**Material**:
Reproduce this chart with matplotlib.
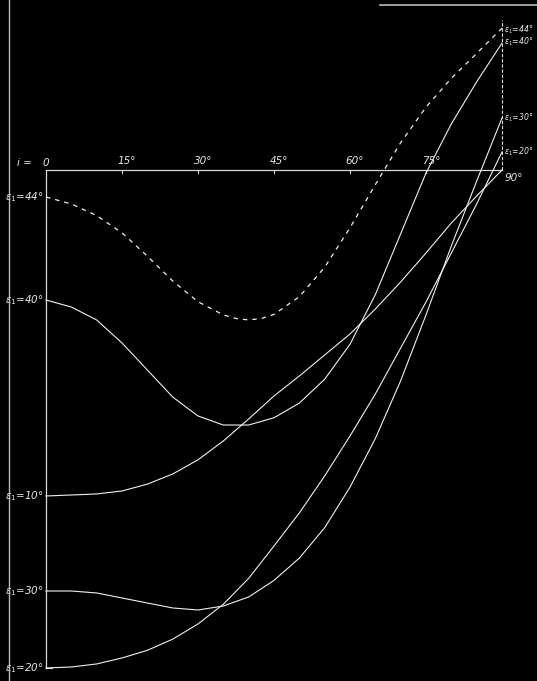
import matplotlib
matplotlib.use("Agg")
import matplotlib.pyplot as plt

# ---------------- data (i in degrees, ordinate in degree units; 0 = the i-axis) -------------
i_44 = [0, 5, 10, 15, 20, 25, 30, 35, 37.5, 40, 42.5, 45, 50, 55, 60, 65, 70, 75, 80, 85, 90]
v_44 = [-5.33, -6.7, -9.0, -12.4, -17.0, -21.9, -26.0, -28.6, -29.3, -29.6, -29.3, -28.5,
        -25.0, -19.2, -11.4, -2.9, 5.4, 12.4, 18.1, 23.0, 28.0]

i_40 = [0, 5, 10, 15, 20, 25, 30, 35, 40, 45, 50, 55, 60, 65, 70, 75, 80, 85, 90]
v_40 = [-25.66, -27.04, -29.6, -34.14, -39.47, -44.8, -48.55, -50.33, -50.33, -48.9, -46.0,
        -41.3, -34.4, -24.6, -12.6, -0.6, 9.1, 17.4, 25.06]

i_10 = [0, 5, 10, 15, 20, 25, 30, 35, 40, 45, 50, 55, 60, 65, 70, 75, 80, 85, 90]
v_10 = [-64.34, -64.14, -63.94, -63.35, -62.0, -60.0, -57.2, -53.48, -49.14, -44.6, -40.65,
        -36.51, -32.37, -27.44, -22.1, -16.38, -10.46, -5.13, 0.0]

i_30 = [0, 5, 10, 15, 20, 25, 30, 35, 40, 45, 50, 55, 60, 65, 70, 75, 80, 85, 90]
v_30 = [-83.09, -83.09, -83.48, -84.47, -85.46, -86.44, -86.84, -86.05, -84.27, -81.0, -76.6,
        -70.6, -62.6, -53.0, -41.6, -28.6, -15.0, -2.2, 10.26]

i_20 = [0, 5, 10, 15, 20, 25, 30, 35, 40, 45, 50, 55, 60, 65, 70, 75, 80, 85, 90]
v_20 = [-98.28, -98.09, -97.49, -96.31, -94.8, -92.6, -89.6, -85.7, -80.6, -74.2, -67.69,
        -60.39, -52.5, -44.21, -35.13, -26.05, -16.38, -6.71, 3.55]

curves = [("44", i_44, v_44, True), ("40", i_40, v_40, False), ("10", i_10, v_10, False),
          ("30", i_30, v_30, False), ("20", i_20, v_20, False)]

x_ticks = [15, 30, 45, 60, 75]
x_tick_labels = ["15°", "30°", "45°", "60°", "75°"]

# ---------------- layout ----------------
W, H = 537, 681
PX_PER_DEG = 456 / 90.0
X0, Y0 = 46, 170  # pixel position of i = 0 on the i-axis

def px(x, y):
    """pixel (from top-left) -> data coordinates"""
    return (x - X0) / PX_PER_DEG, (Y0 - y) / PX_PER_DEG

plt.rcParams['lines.scale_dashes'] = False
fig = plt.figure(figsize=(W / 100, H / 100), dpi=100, facecolor="black")
ax = fig.add_axes([0, 0, 1, 1], facecolor="black")
xl, yt = px(0, 0)
xr, yb = px(W, H)
ax.set_xlim(xl, xr)
ax.set_ylim(yb, yt)
ax.axis("off")

LC = "#f0f0f0"
AC = "#d8d8d8"

# axes of the diagram
ax.plot([0, 90], [0, 0], color=AC, lw=0.9)
ax.plot([0, 0], [0, min(v_20)], color=AC, lw=0.9)
ax.plot([0, 1.2], [min(v_20), min(v_20)], color=AC, lw=0.8)
ax.plot([90, 90], [0, px(0, 20)[1]], color=AC, lw=0.8, dashes=(2.5, 1.2))
for t in x_ticks:
    ax.plot([t, t], [0, -0.6], color=AC, lw=0.8)

# curves
for name, xs, ys, dashed in curves:
    if dashed:
        ax.plot(xs, ys, color=LC, lw=0.9, dashes=(3.2, 3.6), solid_joinstyle="round")
    else:
        ax.plot(xs, ys, color=LC, lw=0.8, solid_joinstyle="round")

# texts
tkw = dict(color="#e6e6e6", fontsize=7.5, style="italic", family="DejaVu Sans")
ax.text(*px(24, 163), "i =", ha="center", va="center", **tkw)
ax.text(*px(46, 163), "0", ha="center", va="center", **tkw)
for t, lab in zip(x_ticks, x_tick_labels):
    ax.text(t + 1.0, px(0, 161)[1], lab, ha="center", va="center", **tkw)
ax.text(*px(505, 178), "90°", ha="left", va="center", **tkw)

left_labels = [("44°", v_44[0]), ("40°", v_40[0]), ("10°", v_10[0]), ("30°", v_30[0]), ("20°", v_20[0])]
for lab, v in left_labels:
    ax.text(px(44, 0)[0], v, "ε$_1$=" + lab, ha="right", va="center", **tkw)

rkw = dict(tkw)
rkw["fontsize"] = 5.6
right_labels = [("44°", v_44[-1] - 0.3), ("40°", v_40[-1] + 0.3), ("30°", v_30[-1]), ("20°", v_20[-1])]
for lab, v in right_labels:
    ax.text(px(504, 0)[0], v, "ε$_1$=" + lab, ha="left", va="center", **rkw)

# scan edges
fig.add_artist(plt.Line2D([8.5 / W, 8.5 / W], [0, 1], color="#bbbbbb", lw=1.0))
fig.add_artist(plt.Line2D([380 / W, 1], [1 - 5 / H, 1 - 5 / H], color="#bbbbbb", lw=1.2))

fig.savefig("out.png", dpi=100, facecolor="black")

**What the task asks**:
All of the material above needs to be restated exactly, with no pictures.

**Solution for this problem**:
Reproduce this chart with matplotlib.
import matplotlib
matplotlib.use("Agg")
import matplotlib.pyplot as plt

# ---------------- data (i in degrees, ordinate in degree units; 0 = the i-axis) -------------
i_44 = [0, 5, 10, 15, 20, 25, 30, 35, 37.5, 40, 42.5, 45, 50, 55, 60, 65, 70, 75, 80, 85, 90]
v_44 = [-5.33, -6.7, -9.0, -12.4, -17.0, -21.9, -26.0, -28.6, -29.3, -29.6, -29.3, -28.5,
        -25.0, -19.2, -11.4, -2.9, 5.4, 12.4, 18.1, 23.0, 28.0]

i_40 = [0, 5, 10, 15, 20, 25, 30, 35, 40, 45, 50, 55, 60, 65, 70, 75, 80, 85, 90]
v_40 = [-25.66, -27.04, -29.6, -34.14, -39.47, -44.8, -48.55, -50.33, -50.33, -48.9, -46.0,
        -41.3, -34.4, -24.6, -12.6, -0.6, 9.1, 17.4, 25.06]

i_10 = [0, 5, 10, 15, 20, 25, 30, 35, 40, 45, 50, 55, 60, 65, 70, 75, 80, 85, 90]
v_10 = [-64.34, -64.14, -63.94, -63.35, -62.0, -60.0, -57.2, -53.48, -49.14, -44.6, -40.65,
        -36.51, -32.37, -27.44, -22.1, -16.38, -10.46, -5.13, 0.0]

i_30 = [0, 5, 10, 15, 20, 25, 30, 35, 40, 45, 50, 55, 60, 65, 70, 75, 80, 85, 90]
v_30 = [-83.09, -83.09, -83.48, -84.47, -85.46, -86.44, -86.84, -86.05, -84.27, -81.0, -76.6,
        -70.6, -62.6, -53.0, -41.6, -28.6, -15.0, -2.2, 10.26]

i_20 = [0, 5, 10, 15, 20, 25, 30, 35, 40, 45, 50, 55, 60, 65, 70, 75, 80, 85, 90]
v_20 = [-98.28, -98.09, -97.49, -96.31, -94.8, -92.6, -89.6, -85.7, -80.6, -74.2, -67.69,
        -60.39, -52.5, -44.21, -35.13, -26.05, -16.38, -6.71, 3.55]

curves = [("44", i_44, v_44, True), ("40", i_40, v_40, False), ("10", i_10, v_10, False),
          ("30", i_30, v_30, False), ("20", i_20, v_20, False)]

x_ticks = [15, 30, 45, 60, 75]
x_tick_labels = ["15°", "30°", "45°", "60°", "75°"]

# ---------------- layout ----------------
W, H = 537, 681
PX_PER_DEG = 456 / 90.0
X0, Y0 = 46, 170  # pixel position of i = 0 on the i-axis

def px(x, y):
    """pixel (from top-left) -> data coordinates"""
    return (x - X0) / PX_PER_DEG, (Y0 - y) / PX_PER_DEG

plt.rcParams['lines.scale_dashes'] = False
fig = plt.figure(figsize=(W / 100, H / 100), dpi=100, facecolor="black")
ax = fig.add_axes([0, 0, 1, 1], facecolor="black")
xl, yt = px(0, 0)
xr, yb = px(W, H)
ax.set_xlim(xl, xr)
ax.set_ylim(yb, yt)
ax.axis("off")

LC = "#f0f0f0"
AC = "#d8d8d8"

# axes of the diagram
ax.plot([0, 90], [0, 0], color=AC, lw=0.9)
ax.plot([0, 0], [0, min(v_20)], color=AC, lw=0.9)
ax.plot([0, 1.2], [min(v_20), min(v_20)], color=AC, lw=0.8)
ax.plot([90, 90], [0, px(0, 20)[1]], color=AC, lw=0.8, dashes=(2.5, 1.2))
for t in x_ticks:
    ax.plot([t, t], [0, -0.6], color=AC, lw=0.8)

# curves
for name, xs, ys, dashed in curves:
    if dashed:
        ax.plot(xs, ys, color=LC, lw=0.9, dashes=(3.2, 3.6), solid_joinstyle="round")
    else:
        ax.plot(xs, ys, color=LC, lw=0.8, solid_joinstyle="round")

# texts
tkw = dict(color="#e6e6e6", fontsize=7.5, style="italic", family="DejaVu Sans")
ax.text(*px(24, 163), "i =", ha="center", va="center", **tkw)
ax.text(*px(46, 163), "0", ha="center", va="center", **tkw)
for t, lab in zip(x_ticks, x_tick_labels):
    ax.text(t + 1.0, px(0, 161)[1], lab, ha="center", va="center", **tkw)
ax.text(*px(505, 178), "90°", ha="left", va="center", **tkw)

left_labels = [("44°", v_44[0]), ("40°", v_40[0]), ("10°", v_10[0]), ("30°", v_30[0]), ("20°", v_20[0])]
for lab, v in left_labels:
    ax.text(px(44, 0)[0], v, "ε$_1$=" + lab, ha="right", va="center", **tkw)

rkw = dict(tkw)
rkw["fontsize"] = 5.6
right_labels = [("44°", v_44[-1] - 0.3), ("40°", v_40[-1] + 0.3), ("30°", v_30[-1]), ("20°", v_20[-1])]
for lab, v in right_labels:
    ax.text(px(504, 0)[0], v, "ε$_1$=" + lab, ha="left", va="center", **rkw)

# scan edges
fig.add_artist(plt.Line2D([8.5 / W, 8.5 / W], [0, 1], color="#bbbbbb", lw=1.0))
fig.add_artist(plt.Line2D([380 / W, 1], [1 - 5 / H, 1 - 5 / H], color="#bbbbbb", lw=1.2))

fig.savefig("out.png", dpi=100, facecolor="black")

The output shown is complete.